In the past decades, the emergence of high-density genome-wide single nucleotide polymorphism (SNP) arrays has revolutionized the field of genetic analysis, particularly for complex traits. Linear mixed models that can integrate such large-scale genomic data are widely used for genomic prediction \citep{meuwissen2001prediction,vanraden2008efficient} and genome-wide association studies \citep{visscher201710}.Alongside these, Bayesian approaches have gained significance for their ability to accommodate biologically meaningful prior information on the structure of underlying genetics for genomic prediction and provide probabilistic interpretations of genetic associations.
Recent advancements in high-throughput phenotyping platforms and multi-omics methodologies, coupled with the progress in functional mapping, pave the way for the generation of expansive phenomic, transcriptomic, and metabolomic profiles, along with detailed functional annotations of the genomes. The acquisition of these innovative data sets opens new avenues for us, enabling significant acceleration in enhancing the accuracy of genomic predictions and discoveries of causal variants in genome-wide association studies.

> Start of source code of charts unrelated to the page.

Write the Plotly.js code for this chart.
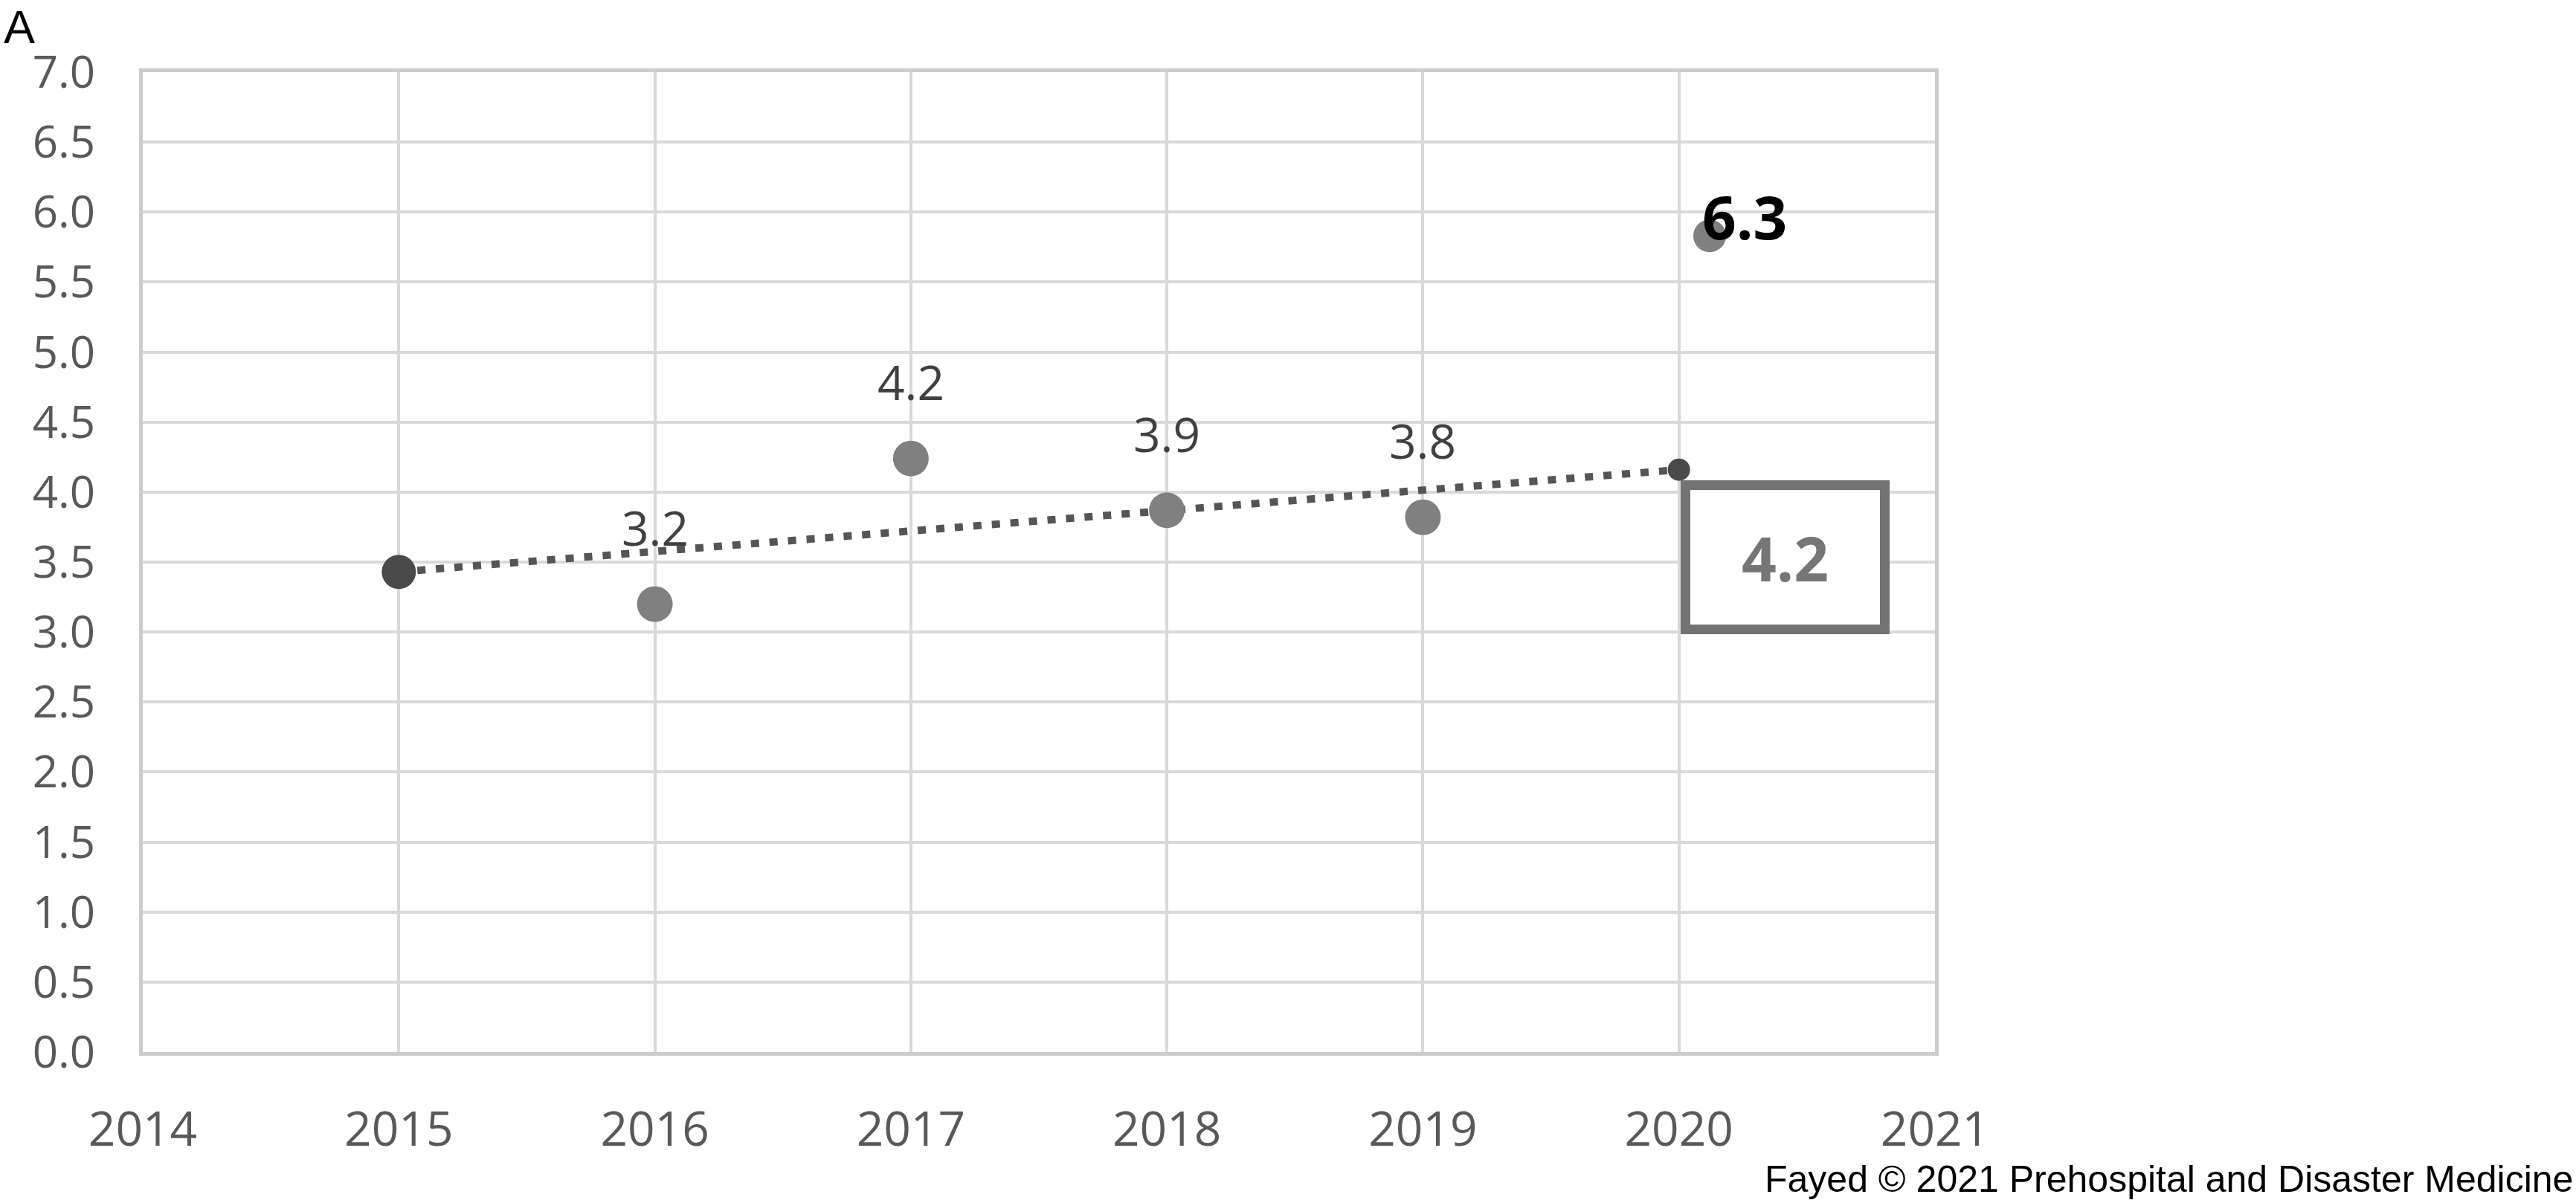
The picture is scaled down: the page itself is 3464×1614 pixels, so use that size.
<!DOCTYPE html>
<html>
<head>
<meta charset="utf-8">
<script src="https://cdn.plot.ly/plotly-3.0.1.min.js"></script>
<style>
  html, body { margin: 0; padding: 0; background: #ffffff; }
  #chart { width: 3464px; height: 1614px; }
</style>
</head>
<body>
<div id="chart"></div>
<script>
// ---- Data ----
const years = [2016, 2017, 2018, 2019];
const values = [3.20, 4.24, 3.87, 3.82];
const valueLabels = ['3.2', '4.2', '3.9', '3.8'];

const trendYears = [2015, 2020];
const trendValues = [3.43, 4.16];
const predictedLabel = ['4.2'];

const outlierYear = [2020.12];
const outlierValue = [5.83];
const outlierLabel = ['6.3'];

const xTickVals = [2014, 2015, 2016, 2017, 2018, 2019, 2020, 2021];
const yTickVals = [0, 0.5, 1, 1.5, 2, 2.5, 3, 3.5, 4, 4.5, 5, 5.5, 6, 6.5, 7];

const panelLabel = 'A';
const footerText = 'Fayed \u00A9 2021 Prehospital and Disaster Medicine';

// ---- Layout geometry (pixels) ----
const W = 3464, H = 1614;
const L = 192, R = 2602, T = 97, B = 1415;
const pw = R - L, ph = B - T;
const px2x = p => (p - L) / pw;
const px2y = p => (B - p) / ph;

const traces = [
  {
    x: trendYears, y: trendValues,
    type: 'scatter', mode: 'lines',
    line: { color: '#555555', width: 10, dash: '11px,14px' },
    hoverinfo: 'skip', showlegend: false
  },
  {
    x: years, y: values,
    type: 'scatter', mode: 'markers',
    marker: { color: '#808080', size: 48, opacity: 1, line: { width: 0 } },
    showlegend: false
  },
  {
    x: trendYears, y: trendValues,
    type: 'scatter', mode: 'markers',
    marker: { color: '#4a4a4a', size: [46, 30], opacity: 1, line: { width: 0 } },
    showlegend: false
  },
  {
    x: outlierYear, y: outlierValue,
    type: 'scatter', mode: 'markers',
    marker: { color: '#808080', size: 44, opacity: 1, line: { width: 0 } },
    showlegend: false
  }
];

const annotations = [];
years.forEach((yr, i) => {
  annotations.push({
    x: yr, y: values[i], xref: 'x', yref: 'y',
    text: valueLabels[i], showarrow: false,
    yshift: 103, xanchor: 'center', yanchor: 'middle',
    font: { family: 'Open Sans', size: 64, color: '#404040' }
  });
});
annotations.push({
  x: outlierYear[0], y: outlierValue[0], xref: 'x', yref: 'y',
  text: outlierLabel[0], showarrow: false,
  xshift: 47, yshift: 27, xanchor: 'center', yanchor: 'middle',
  font: { family: 'Open Sans', size: 80, color: '#000000', weight: 700 }
});
annotations.push({
  x: trendYears[1], y: trendValues[1], xref: 'x', yref: 'y',
  text: predictedLabel[0], showarrow: false,
  xshift: 143, yshift: -118, xanchor: 'center', yanchor: 'middle',
  width: 255, height: 181, align: 'center', valign: 'middle',
  bordercolor: '#737373', borderwidth: 13, borderpad: 0, bgcolor: '#ffffff',
  font: { family: 'Open Sans', size: 82, color: '#767676', weight: 700 }
});
annotations.push({
  x: px2x(3), y: px2y(36), xref: 'paper', yref: 'paper',
  text: panelLabel, showarrow: false, xanchor: 'left', yanchor: 'middle',
  font: { family: 'Liberation Sans', size: 63, color: '#000000' }
});
annotations.push({
  x: px2x(3462), y: px2y(1586), xref: 'paper', yref: 'paper',
  text: footerText, showarrow: false, xanchor: 'right', yanchor: 'middle',
  font: { family: 'Liberation Sans', size: 50, color: '#000000' }
});

const layout = {
  width: W, height: H,
  margin: { l: L, r: W - R, t: T, b: H - B, pad: 0 },
  paper_bgcolor: '#ffffff', plot_bgcolor: '#ffffff',
  showlegend: false,
  xaxis: {
    range: [2014, 2021], tickmode: 'array', tickvals: xTickVals,
    ticktext: xTickVals.map(String),
    showgrid: true, gridcolor: '#d9d9d9', gridwidth: 4,
    showline: true, linecolor: '#cccccc', linewidth: 5, mirror: true,
    zeroline: false,
    ticks: 'outside', ticklen: 44, tickcolor: 'rgba(0,0,0,0)',
    tickfont: { family: 'Open Sans', size: 64, color: '#595959' }
  },
  yaxis: {
    range: [0, 7], tickmode: 'array', tickvals: yTickVals,
    ticktext: yTickVals.map(v => v.toFixed(1)),
    showgrid: true, gridcolor: '#d9d9d9', gridwidth: 4,
    showline: true, linecolor: '#cccccc', linewidth: 5, mirror: true,
    zeroline: false,
    ticks: 'outside', ticklen: 47, tickcolor: 'rgba(0,0,0,0)',
    tickfont: { family: 'Open Sans', size: 60, color: '#595959' }
  },
  annotations: annotations
};

Plotly.newPlot('chart', traces, layout, { staticPlot: true, displayModeBar: false });
</script>
</body>
</html>
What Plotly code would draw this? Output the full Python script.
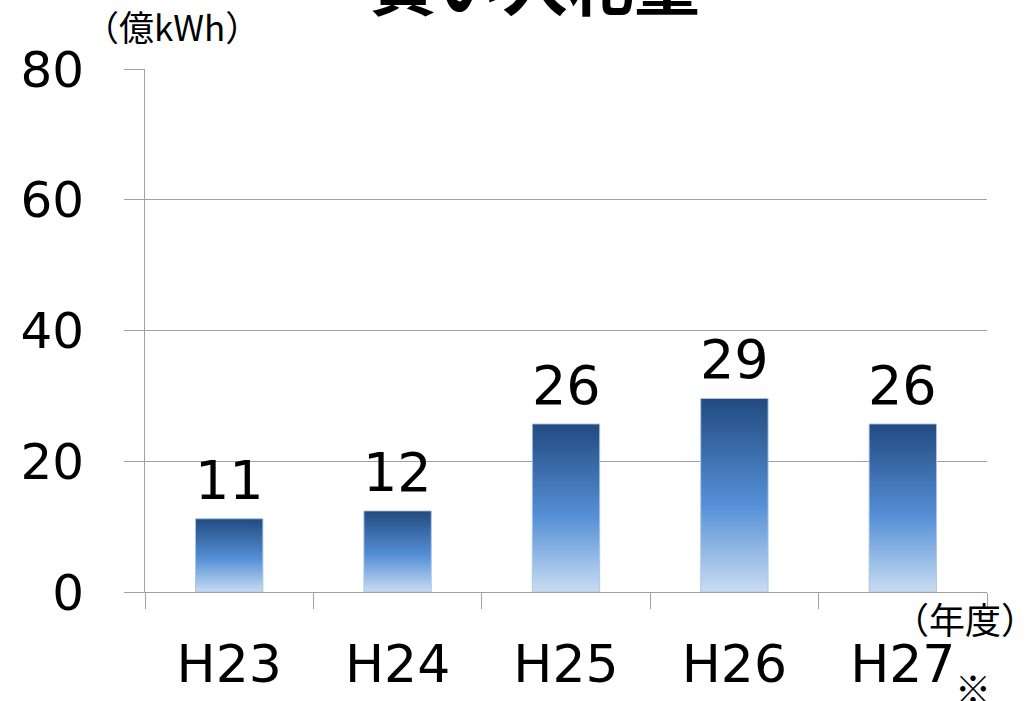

In this thesis, three distinct Bayesian models are developed to address three specific scenarios, each aimed at further improving the accuracy of genome-wide prediction and the power of genome-wide association analyses: 1) The analysis of large-scale longitudinal data; 2) The analysis of high-dimensional and highly correlated (molecular) phenotypic data; and 3) The analysis of multiple traits with comprehensive annotation information on genome.
The first part of this research presents the development and application of a Bayesian random regression model with mixture priors, named RR-BayesC, to analyze time-series measurements in genome-enabled analyses. Based on simulated and real rice (Oryza sativa L.) data, we show that RR-BayesC has a promising ability to distinguish quantitative trait loci (QTL) that are invariant to temporal covariates and QTL that interact with time, resulting in high prediction accuracy even when forecasting is required for phenotypes at later periods.
The second part of this research proposes a high-dimensional Bayesian multivariate regression model with mixture priors, named MegaBayesC, to simultaneously analyze genetic variants underlying thousands of traits. Applied to Genomic Prediction, MegaBayesC effectively integrates hyperspectral reflectance data from 620 hyperspectral wavelengths to improve the accuracy of breeding value prediction on grain yield in a wheat dataset. Applied to Genome-Wide Association Studies, we use simulations to show that MegaBayesC can accurately estimate the effect sizes of QTL across various genetic architectures and causes of correlations among traits. Furthermore, application of MegaBayesC to identify genetic associations with flowering time in Arabidopsis thaliana, leveraging expression data from 20,843 genes is also presented.
The third part of this research proposes an annotation-assisted summary statistics-based multi-trait BayesC model, named MT-SBayesC-func. This model is designed to explore the pleiotropic genetic structure underlying two traits, by incorporating additional information from functional annotations. Through simulation studies, MT-SBayesC-func has demonstrated its ability to accurately estimate annotation-specific genetic correlations and polygenic overlaps, which deepens our understanding of the shared genetic mechanisms underlying complex traits.